A study by scientists, from the universities of Würzburg, Hamburg and Lancaster, has shown that a new generation of tiny satellites, due for launch in 2020, have the potential to substantially reduce the uncertainties in current models used to predict ash dispersal from volcanic eruptions.

Uncertainty about where ash clouds would spread after previous eruptions has meant that thousands of kilometres of airspace have been closed to aircraft as a precaution, leaving holidaymakers stranded and costing billions of pounds in lost business.

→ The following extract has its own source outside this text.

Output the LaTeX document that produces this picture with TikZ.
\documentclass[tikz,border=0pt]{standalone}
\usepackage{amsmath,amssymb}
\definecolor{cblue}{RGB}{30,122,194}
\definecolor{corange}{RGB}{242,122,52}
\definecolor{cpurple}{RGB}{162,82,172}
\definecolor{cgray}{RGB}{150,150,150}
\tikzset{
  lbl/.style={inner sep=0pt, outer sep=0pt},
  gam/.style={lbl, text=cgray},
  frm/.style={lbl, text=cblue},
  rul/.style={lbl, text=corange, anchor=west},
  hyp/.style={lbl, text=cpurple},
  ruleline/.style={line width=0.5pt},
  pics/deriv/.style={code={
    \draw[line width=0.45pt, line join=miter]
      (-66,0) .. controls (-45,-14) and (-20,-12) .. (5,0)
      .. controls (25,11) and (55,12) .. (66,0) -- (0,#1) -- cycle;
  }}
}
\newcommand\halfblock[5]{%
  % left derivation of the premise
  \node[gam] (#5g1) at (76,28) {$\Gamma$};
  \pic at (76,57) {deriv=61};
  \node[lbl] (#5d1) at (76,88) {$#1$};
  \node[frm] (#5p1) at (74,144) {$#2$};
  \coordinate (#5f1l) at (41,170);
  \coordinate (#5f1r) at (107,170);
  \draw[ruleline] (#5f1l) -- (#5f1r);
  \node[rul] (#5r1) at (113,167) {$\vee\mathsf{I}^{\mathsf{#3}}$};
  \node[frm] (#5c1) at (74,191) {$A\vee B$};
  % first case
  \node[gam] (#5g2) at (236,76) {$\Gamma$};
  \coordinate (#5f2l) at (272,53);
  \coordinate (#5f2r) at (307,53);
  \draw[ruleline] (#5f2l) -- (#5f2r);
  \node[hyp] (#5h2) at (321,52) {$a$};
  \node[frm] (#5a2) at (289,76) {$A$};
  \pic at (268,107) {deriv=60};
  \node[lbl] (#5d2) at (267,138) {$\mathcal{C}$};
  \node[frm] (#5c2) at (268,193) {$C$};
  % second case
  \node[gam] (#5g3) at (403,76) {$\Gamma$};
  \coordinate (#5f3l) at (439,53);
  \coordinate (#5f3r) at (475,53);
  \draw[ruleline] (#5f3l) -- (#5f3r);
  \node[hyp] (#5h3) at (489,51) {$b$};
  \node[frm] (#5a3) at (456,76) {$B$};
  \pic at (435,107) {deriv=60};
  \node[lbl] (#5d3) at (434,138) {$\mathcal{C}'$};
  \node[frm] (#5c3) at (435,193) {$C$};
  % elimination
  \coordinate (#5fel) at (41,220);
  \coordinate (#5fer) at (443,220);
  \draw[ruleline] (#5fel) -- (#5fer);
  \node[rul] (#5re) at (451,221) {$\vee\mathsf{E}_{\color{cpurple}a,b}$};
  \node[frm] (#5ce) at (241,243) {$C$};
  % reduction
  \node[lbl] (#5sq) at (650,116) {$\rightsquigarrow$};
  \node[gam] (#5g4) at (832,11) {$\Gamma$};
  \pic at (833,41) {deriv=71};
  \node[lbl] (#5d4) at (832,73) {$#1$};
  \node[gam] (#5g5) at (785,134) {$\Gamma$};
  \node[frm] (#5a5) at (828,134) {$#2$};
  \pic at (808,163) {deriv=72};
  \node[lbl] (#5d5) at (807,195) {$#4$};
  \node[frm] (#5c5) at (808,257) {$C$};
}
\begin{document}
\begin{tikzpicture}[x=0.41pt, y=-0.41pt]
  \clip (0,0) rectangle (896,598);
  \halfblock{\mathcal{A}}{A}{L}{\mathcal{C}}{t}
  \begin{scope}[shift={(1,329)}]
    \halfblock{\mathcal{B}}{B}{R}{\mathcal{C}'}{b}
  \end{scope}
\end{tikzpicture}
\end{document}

Dr Klemen Zakšek, the lead author on the study, won first prize at the 3rd Mission Idea Contest for Micro/Nano-Satellite Utilization in 2014 with a proposed mission for photogrammetric observations of volcanic clouds - photogrammetry uses a series of photographs of the same scene to build 3D models.

Prof Klaus Schilling from the Center of Telematics at the University of Würzburg spotted the potential of the photogrammetry proposal and suggested that it matched well with the aims of the planned Telematics Earth Observation Mission (TOM)

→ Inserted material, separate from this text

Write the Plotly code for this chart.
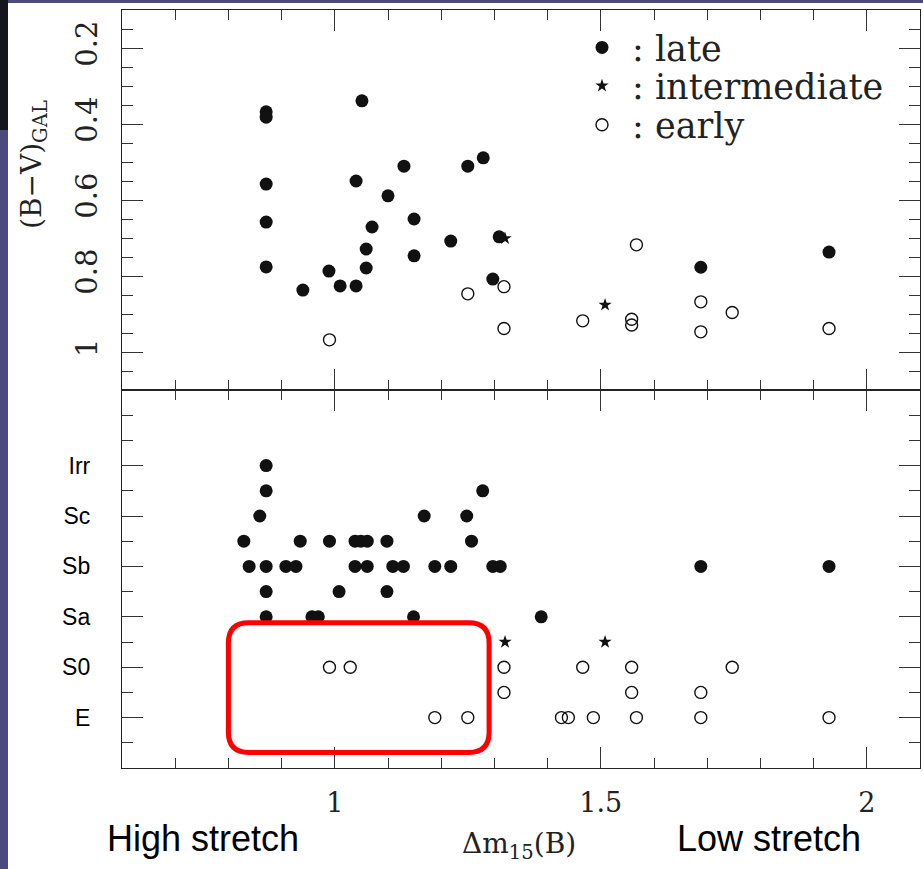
import plotly.graph_objects as go

# ---------------- data ----------------
# Top panel: host galaxy colour (B-V)_GAL vs decline rate dm15(B)
late_dm15_top = [0.871, 0.871, 0.871, 0.871, 0.871, 0.940, 0.989, 1.010, 1.040, 1.040, 1.051, 1.059, 1.059,
                 1.070, 1.100, 1.130, 1.149, 1.149, 1.218, 1.250, 1.279, 1.297, 1.309, 1.688, 1.929]
late_bv = [0.368, 0.382, 0.558, 0.658, 0.776, 0.837, 0.787, 0.826, 0.826, 0.550, 0.339, 0.729, 0.779,
           0.671, 0.589, 0.511, 0.650, 0.747, 0.708, 0.511, 0.489, 0.808, 0.697, 0.777, 0.737]
inter_dm15_top = [1.320, 1.508]
inter_bv = [0.701, 0.876]
early_dm15_top = [1.318, 1.250, 1.318, 0.990, 1.466, 1.567, 1.688, 1.688, 1.747, 1.558, 1.558, 1.929]
early_bv = [0.828, 0.847, 0.938, 0.968, 0.918, 0.718, 0.868, 0.947, 0.896, 0.914, 0.929, 0.938]

# Bottom panel: morphological type (E=0 ... Irr=5) vs dm15(B)
type_labels = ["E", "S0", "Sa", "Sb", "Sc", "Irr"]
type_values = [0, 1, 2, 3, 4, 5]
late_dm15_bot = [0.871,
                 0.871, 1.278,
                 0.859, 1.168, 1.248,
                 0.829, 0.935, 0.990, 1.038, 1.049, 1.061, 1.098, 1.257,
                 0.839, 0.871, 0.908, 0.927, 1.038, 1.061, 1.109, 1.129, 1.188, 1.218, 1.297, 1.311, 1.688, 1.929,
                 0.871, 1.008, 1.098,
                 0.871, 0.957, 0.969, 1.148, 1.388]
late_type = [5,
             4.5, 4.5,
             4, 4, 4,
             3.5, 3.5, 3.5, 3.5, 3.5, 3.5, 3.5, 3.5,
             3, 3, 3, 3, 3, 3, 3, 3, 3, 3, 3, 3, 3, 3,
             2.5, 2.5, 2.5,
             2, 2, 2, 2, 2]
inter_dm15_bot = [1.320, 1.508]
inter_type = [1.5, 1.5]
early_dm15_bot = [0.990, 1.029, 1.318, 1.466, 1.558, 1.747,
                  1.318, 1.558, 1.688,
                  1.188, 1.250, 1.426, 1.439, 1.486, 1.567, 1.688, 1.929]
early_type = [1, 1, 1, 1, 1, 1,
              0.5, 0.5, 0.5,
              0, 0, 0, 0, 0, 0, 0, 0]

legend_names = [": late", ": intermediate", ": early"]

# highlighted region (data units): dm15 range and type range
box_dm15 = [0.80, 1.29]
box_type = [-0.69, 1.88]

# ---------------- figure ----------------
W, H = 923, 869
L, R, T, B = 122, 3, 10, 101
plot_w = W - L - R
plot_h = H - T - B
split = (H - B - 390) / plot_h  # paper y of the divider


def px_x(px):
    return (px - L) / plot_w


def px_y(py):
    return (H - B - py) / plot_h


serif = "DejaVu Serif"
sans = "Liberation Sans, Arial"
black = "#111111"

fig = go.Figure()

filled = dict(symbol="circle", size=13, color=black)
opened = dict(symbol="circle-open", size=12, color=black, line=dict(width=1.4, color=black))
starm = dict(symbol="star", size=10, color=black, line=dict(width=0))

# top panel
fig.add_trace(go.Scatter(x=late_dm15_top, y=late_bv, mode="markers", marker=filled,
                         xaxis="x2", yaxis="y2", name=legend_names[0], legend="legend"))
fig.add_trace(go.Scatter(x=inter_dm15_top, y=inter_bv, mode="markers", marker=starm,
                         xaxis="x2", yaxis="y2", name=legend_names[1], legend="legend2"))
fig.add_trace(go.Scatter(x=early_dm15_top, y=early_bv, mode="markers", marker=opened,
                         xaxis="x2", yaxis="y2", name=legend_names[2], legend="legend3"))
# bottom panel
fig.add_trace(go.Scatter(x=late_dm15_bot, y=late_type, mode="markers", marker=filled,
                         xaxis="x", yaxis="y", showlegend=False))
fig.add_trace(go.Scatter(x=inter_dm15_bot, y=inter_type, mode="markers", marker=starm,
                         xaxis="x", yaxis="y", showlegend=False))
fig.add_trace(go.Scatter(x=early_dm15_bot, y=early_type, mode="markers", marker=opened,
                         xaxis="x", yaxis="y", showlegend=False))

axis_common = dict(showline=True, linecolor="#222222", linewidth=1.3, mirror="ticks",
                   ticks="inside", tickcolor="#333333", tickwidth=1.3,
                   showgrid=False, zeroline=False)

fig.update_layout(
    width=W, height=H,
    margin=dict(l=L, r=R, t=T, b=B, pad=0),
    paper_bgcolor="white", plot_bgcolor="white",
    xaxis=dict(domain=[0, 1], anchor="y", range=[0.6, 2.1], tickmode="linear", tick0=0, dtick=0.5,
               ticklen=21, minor=dict(tickmode="linear", tick0=0, dtick=0.1, ticklen=10, ticks="inside",
                                      tickcolor="#333333", tickwidth=1.2),
               tickfont=dict(family=serif, size=27, color="#222222"), ticklabelstandoff=10,
               **axis_common),
    xaxis2=dict(domain=[0, 1], anchor="y2", matches="x", range=[0.6, 2.1], tickmode="linear", tick0=0,
                dtick=0.5, ticklen=21, showticklabels=False,
                minor=dict(tickmode="linear", tick0=0, dtick=0.1, ticklen=10, ticks="inside",
                           tickcolor="#333333", tickwidth=1.2),
                **axis_common),
    yaxis=dict(domain=[0, split], anchor="x", range=[-1, 6.5], tickmode="array",
               tickvals=type_values, ticktext=type_labels, ticklen=21,
               minor=dict(tickmode="linear", tick0=-1, dtick=0.5, ticklen=11, ticks="inside",
                          tickcolor="#333333", tickwidth=1.2),
               tickfont=dict(family=sans, size=23, color="black"), ticklabelstandoff=26,
               **axis_common),
    yaxis2=dict(domain=[split, 1], anchor="x2", range=[1.1, 0.1], tickmode="linear", tick0=0, dtick=0.2,
                ticklen=21, tickangle=-90,
                minor=dict(tickmode="linear", tick0=0, dtick=0.05, ticklen=11, ticks="inside",
                           tickcolor="#333333", tickwidth=1.2),
                tickfont=dict(family=serif, size=29, color="#222222"), ticklabelstandoff=12,
                **axis_common),
)

leg_common = dict(xanchor="left", yanchor="middle", bgcolor="rgba(0,0,0,0)", borderwidth=0,
                  font=dict(family=serif, size=35, color="#222222"), itemsizing="trace", itemwidth=50)
fig.update_layout(
    legend=dict(x=px_x(572), y=px_y(47.7), **leg_common),
    legend2=dict(x=px_x(572), y=px_y(86), **leg_common),
    legend3=dict(x=px_x(572), y=px_y(125), **leg_common),
)

# slide background strips
blue = "#4b4b7e"
fig.add_shape(type="rect", xref="paper", yref="paper", x0=px_x(0), x1=px_x(8), y0=px_y(H), y1=px_y(0),
              fillcolor=blue, line=dict(width=0), layer="below")
fig.add_shape(type="rect", xref="paper", yref="paper", x0=px_x(0), x1=px_x(W), y0=px_y(3), y1=px_y(0),
              fillcolor=blue, line=dict(width=0), layer="below")
fig.add_shape(type="rect", xref="paper", yref="paper", x0=px_x(0), x1=px_x(8), y0=px_y(130), y1=px_y(0),
              fillcolor="#15151f", line=dict(width=0), layer="below")

# red rounded highlight box (data coordinates)
x0, x1 = box_dm15
y0, y1 = box_type
rx, ry = 0.038, 0.40
path = (f"M {x0 + rx},{y1} L {x1 - rx},{y1} Q {x1},{y1} {x1},{y1 - ry} "
        f"L {x1},{y0 + ry} Q {x1},{y0} {x1 - rx},{y0} "
        f"L {x0 + rx},{y0} Q {x0},{y0} {x0},{y0 + ry} "
        f"L {x0},{y1 - ry} Q {x0},{y1} {x0 + rx},{y1} Z")
fig.add_shape(type="path", xref="x", yref="y", path=path, line=dict(color="#ff0000", width=5),
              layer="above")

# texts
ann = dict(xref="paper", yref="paper", showarrow=False, xanchor="center", yanchor="middle")
fig.add_annotation(text="(B−V)<sub>GAL</sub>", x=px_x(33), y=px_y(165), textangle=-90,
                   font=dict(family=serif, size=28, color="#222222"), **ann)
fig.add_annotation(text="Δm<sub>15</sub>(B)", x=px_x(519), y=px_y(845),
                   font=dict(family=serif, size=28, color="#222222"), **ann)
fig.add_annotation(text="High stretch", x=px_x(203), y=px_y(838),
                   font=dict(family=sans, size=36, color="black"), **ann)
fig.add_annotation(text="Low stretch", x=px_x(769), y=px_y(838),
                   font=dict(family=sans, size=36, color="black"), **ann)

fig.write_html("out.html")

The primary goal of TOM is providing accurate satellite data to improve predictive modelling of ash clouds. The mission consist of three picosatellites - tiny satellites that have many benefits over classic satellites including simpler and cheaper designs and faster build times, allowing many more units to be deployed. The TOM satellites, which are around the size of a domestic toaster and equipped with cameras, are planned to launch in 2020.

Klemen, originally from the University of Hamburg and now at the University of Ljubljana (Slovenia), wanted to provide proof of concept for his idea before the launch of the TOM technology. So he needed photographs of a volcanic eruption taken from space, which he could use as a proxy for the TOM imagery of the future.

He got access to photos of a 2009 eruption of the volcano Sarychev Peak, taken by astronauts through the windows of the International Space Station, but then struggled with the photogrammetry involved. He turned for help to Dr Mike James from the Lancaster Environment Centre at Lancaster University, who combines a background in volcanology, with expertise in photogrammetry.

“We wanted to better understand the early part of an eruption,” said Mike. “The biggest uncertainty when forecasting where ash will disperse in the atmosphere is the amount and size of the ash particles initially injected into the atmosphere, and how high they ascend.

“This is critical for accurately modelling how the plume will then disperse down wind and into the flight paths of aircraft,” said Mike. “Uncertainties at this early stage can give much larger uncertainties in the down wind models which are used to predict the spread of the ash plume.”

Using the space station photos, Mike built sequential 3D models of the growing ash plume from the Sarychev Peak eruption. These were then used by Klemen and his former colleague Prof Matthias Hort from the University of Hamburg, to create an eruption model, showing how much material per second came out of the volcano and how high it reached.

“This is strong support for the TOM proof-of-concept mission, aimed at reducing uncertainties in forecasting the spread of ash clouds,” said Mike.

Mike and his colleagues are now waiting for some more photographs to advance their simulations. They hope to get some images from the 57th International Space Station mission, happening in May–December 2018. Its commander, Dr Alexander Gerst, is a volcanologist as well as an astronaut and has promised to take photographs of volcanic eruptions from space if the opportunity arises.